Applications of Mesh Networks
1. Urban and Community Wi-Fi :
Mesh networks are increasingly being used to provide widespread Wi-Fi coverage in urban areas, parks, and communities. By deploying multiple access points that collaboratively extend the network, cities can offer their residents and visitors seamless internet access. This capacity is particularly beneficial for smart city initiatives that rely on robust connectivity for IoT devices, surveillance systems, and public safety communication.
2. Disaster Recovery and Emergency Services :
In disaster-stricken areas where traditional communication infrastructure might be compromised, mesh networks can be quickly deployed to establish reliable connectivity. Emergency responders can communicate effectively, coordinate efforts, and transmit critical data, even in challenging conditions where conventional networks fail.

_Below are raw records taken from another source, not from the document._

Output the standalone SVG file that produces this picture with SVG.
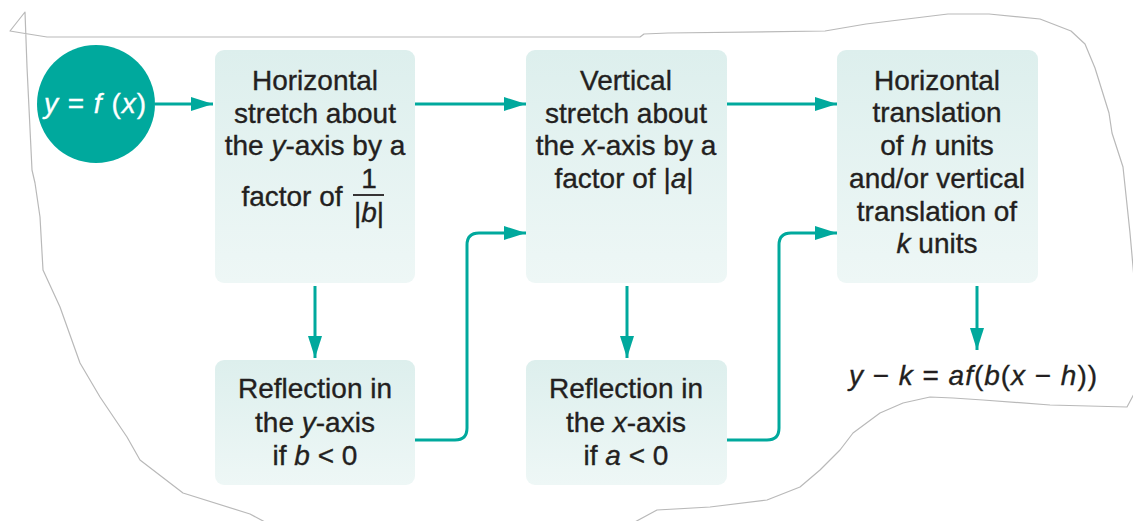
<svg xmlns="http://www.w3.org/2000/svg" width="1133" height="521" viewBox="0 0 1133 521">
<style>
.t{font-family:"Liberation Sans",Arial,sans-serif;font-size:28px;fill:#231f20;stroke:#231f20;stroke-width:0.35;text-anchor:middle}
.w{fill:#fff;stroke:#fff}
.i{font-style:italic}
.box{fill:url(#g)}
.c{fill:none;stroke:#00a99d;stroke-width:3}
.outline{fill:none;stroke:#b9b9b9;stroke-width:1.2;stroke-linejoin:round}
</style>
<defs>
<linearGradient id="g" x1="0" y1="0" x2="0" y2="1">
<stop offset="0" stop-color="#ddefed"/>
<stop offset="1" stop-color="#eef7f6"/>
</linearGradient>
<marker id="ah" viewBox="0 0 22 14" refX="22" refY="7" markerWidth="22" markerHeight="14" markerUnits="userSpaceOnUse" orient="auto">
<path d="M0,0 L22,7 L0,14 z" fill="#00a99d"/>
</marker>
</defs>
<rect width="1133" height="521" fill="#fff"/>
<path class="outline" d="M250,514 L183,493 L140,460 L127,437 L100,397 L80,363 L60,307 L43,270 L40,217 L35,183 L32,170 L27,67 L25,12 L10,31 L22,33 L47,37 L640,37 L644,34 L668,33 L825,31 L866,24 L948,14 L989,14 L1040,19 L1071,31 L1085,44 L1095,68 L1109,113 L1112,133 L1123,167 L1130,233 L1136,300 L1136,390 L1127,407 L1050,405 L983,400 L953,398 L930,397 L903,403 L880,413 L853,433 L840,450 L820,470 L800,487 L767,500 L710,507 L657,510 L620,530 L280,530 Z"/>
<g id="connectors">
<path class="c" d="M155,104 H213" marker-end="url(#ah)"/>
<path class="c" d="M415,104 H526" marker-end="url(#ah)"/>
<path class="c" d="M727,104 H837" marker-end="url(#ah)"/>
<path class="c" d="M315,286 V358" marker-end="url(#ah)"/>
<path class="c" d="M627,286 V358" marker-end="url(#ah)"/>
<path class="c" d="M977,286 V350" marker-end="url(#ah)"/>
<path class="c" d="M415,440 H455 Q467,440 467,428 V245 Q467,233 479,233 H526" marker-end="url(#ah)"/>
<path class="c" d="M727,440 H767 Q779,440 779,428 V245 Q779,233 791,233 H837" marker-end="url(#ah)"/>
</g>
<g id="start">
<circle cx="96" cy="104" r="59" fill="#00a99d"/>
<text class="t w" x="95" y="113" textLength="102"><tspan class="i">y</tspan> = <tspan class="i">f</tspan> (<tspan class="i">x</tspan>)</text>
</g>
<g id="hstretch">
<rect class="box" x="215" y="50" width="200" height="233" rx="9"/>
<text class="t" x="315" y="90">Horizontal</text>
<text class="t" x="315" y="123">stretch about</text>
<text class="t" x="315" y="155">the <tspan class="i">y</tspan>-axis by a</text>
<text class="t" x="292" y="206">factor of</text>
<text class="t" x="369" y="188">1</text>
<line x1="353" y1="195" x2="384" y2="195" stroke="#231f20" stroke-width="1.8"/>
<text class="t" x="369" y="222">|<tspan class="i">b</tspan>|</text>
</g>
<g id="vstretch">
<rect class="box" x="526" y="50" width="201" height="233" rx="9"/>
<text class="t" x="626" y="90">Vertical</text>
<text class="t" x="626" y="123">stretch about</text>
<text class="t" x="626" y="155">the <tspan class="i">x</tspan>-axis by a</text>
<text class="t" x="624" y="188">factor of |<tspan class="i">a</tspan>|</text>
</g>
<g id="translation">
<rect class="box" x="837" y="50" width="201" height="233" rx="9"/>
<text class="t" x="937" y="90">Horizontal</text>
<text class="t" x="937" y="122">translation</text>
<text class="t" x="937" y="155">of <tspan class="i">h</tspan> units</text>
<text class="t" x="937" y="188">and/or vertical</text>
<text class="t" x="937" y="221">translation of</text>
<text class="t" x="937" y="253"><tspan class="i">k</tspan> units</text>
</g>
<g id="yreflect">
<rect class="box" x="215" y="360" width="200" height="125" rx="9"/>
<text class="t" x="315" y="398">Reflection in</text>
<text class="t" x="315" y="432">the <tspan class="i">y</tspan>-axis</text>
<text class="t" x="315" y="465">if <tspan class="i">b</tspan> &lt; 0</text>
</g>
<g id="xreflect">
<rect class="box" x="526" y="360" width="201" height="125" rx="9"/>
<text class="t" x="626" y="398">Reflection in</text>
<text class="t" x="626" y="432">the <tspan class="i">x</tspan>-axis</text>
<text class="t" x="626" y="465">if <tspan class="i">a</tspan> &lt; 0</text>
</g>
<g id="result">
<text class="t" x="973" y="385" textLength="248"><tspan class="i">y</tspan> − <tspan class="i">k</tspan> = <tspan class="i">af</tspan>(<tspan class="i">b</tspan>(<tspan class="i">x</tspan> − <tspan class="i">h</tspan>))</text>
</g>
</svg>
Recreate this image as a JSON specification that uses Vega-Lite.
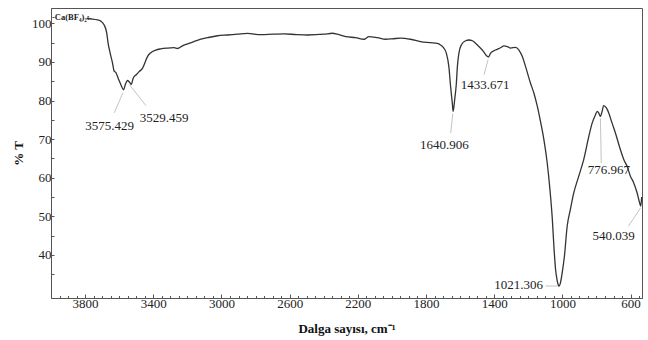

3. Industrial IoT and Automation :
The industrial sector benefits greatly from mesh networks for Internet of Things (IoT) applications. Manufacturing plants, warehouses, and transportation hubs utilize mesh networks to connect sensors, machines, and control systems, enhancing automation, monitoring, and maintenance processes without the need for extensive wiring.
4. Military and Tactical Communications :
Military operations often require secure, robust, and flexible communication systems that perform reliably in diverse terrains and conditions. Mesh networks ensure that soldiers and equipment remain connected, transmitting real-time data and enabling strategic coordination even in the absence of centralized infrastructure.
5. Home Networking :
Mesh network systems designed for home use are increasingly popular due to their ability to eliminate Wi-Fi dead zones and provide consistent coverage throughout a property. These systems are user-friendly and typically include a main router and several satellite nodes that work together to optimize signal strength and distribution.
Challenges and Considerations
While mesh networks offer numerous advantages, they are not without challenges.
1. Complexity in Management :
Managing a mesh network can be more complex compared to traditional networks. The dynamic nature of these networks requires intelligent algorithms to optimize routing paths and ensure efficient data transmission. Administering a large-scale mesh network demands specialized skills and advanced tools for monitoring and maintenance.
2. Interference and Bandwidth Limitations :
As mesh networks rely on multiple nodes to relay data, the potential for interference and signal degradation increases, especially in densely populated areas with numerous wireless devices. Additionally, each hop between nodes can introduce latency and reduce the overall bandwidth available, which may impact performance for high-demand applications.
3. Security Concerns :
Security in mesh networks can be a concern due to the decentralized nature and numerous points of connectivity. Ensuring secure communication requires robust encryption protocols and vigilant network monitoring to protect against unauthorized access and cyber threats.
Future of Mesh Networks
The future of mesh networks in telecommunications looks promising, with ongoing advancements addressing existing challenges. Emerging technologies such as 5G and Wi-Fi 6 promise to enhance the capabilities of mesh networks, offering higher speeds, lower latency, and improved handling of concurrent connections. Additionally, the integration of artificial intelligence and machine learning for network management and optimization will further streamline operations and enhance performance.
In conclusion, mesh networks represent a paradigm shift in telecommunications, offering a resilient, scalable, and cost-effective solution for a wide range of applications. As technology continues to evolve, mesh networks are poised to play an increasingly critical role in building the next generation of communication infrastructure, bridging connectivity gaps, and enabling a more connected world.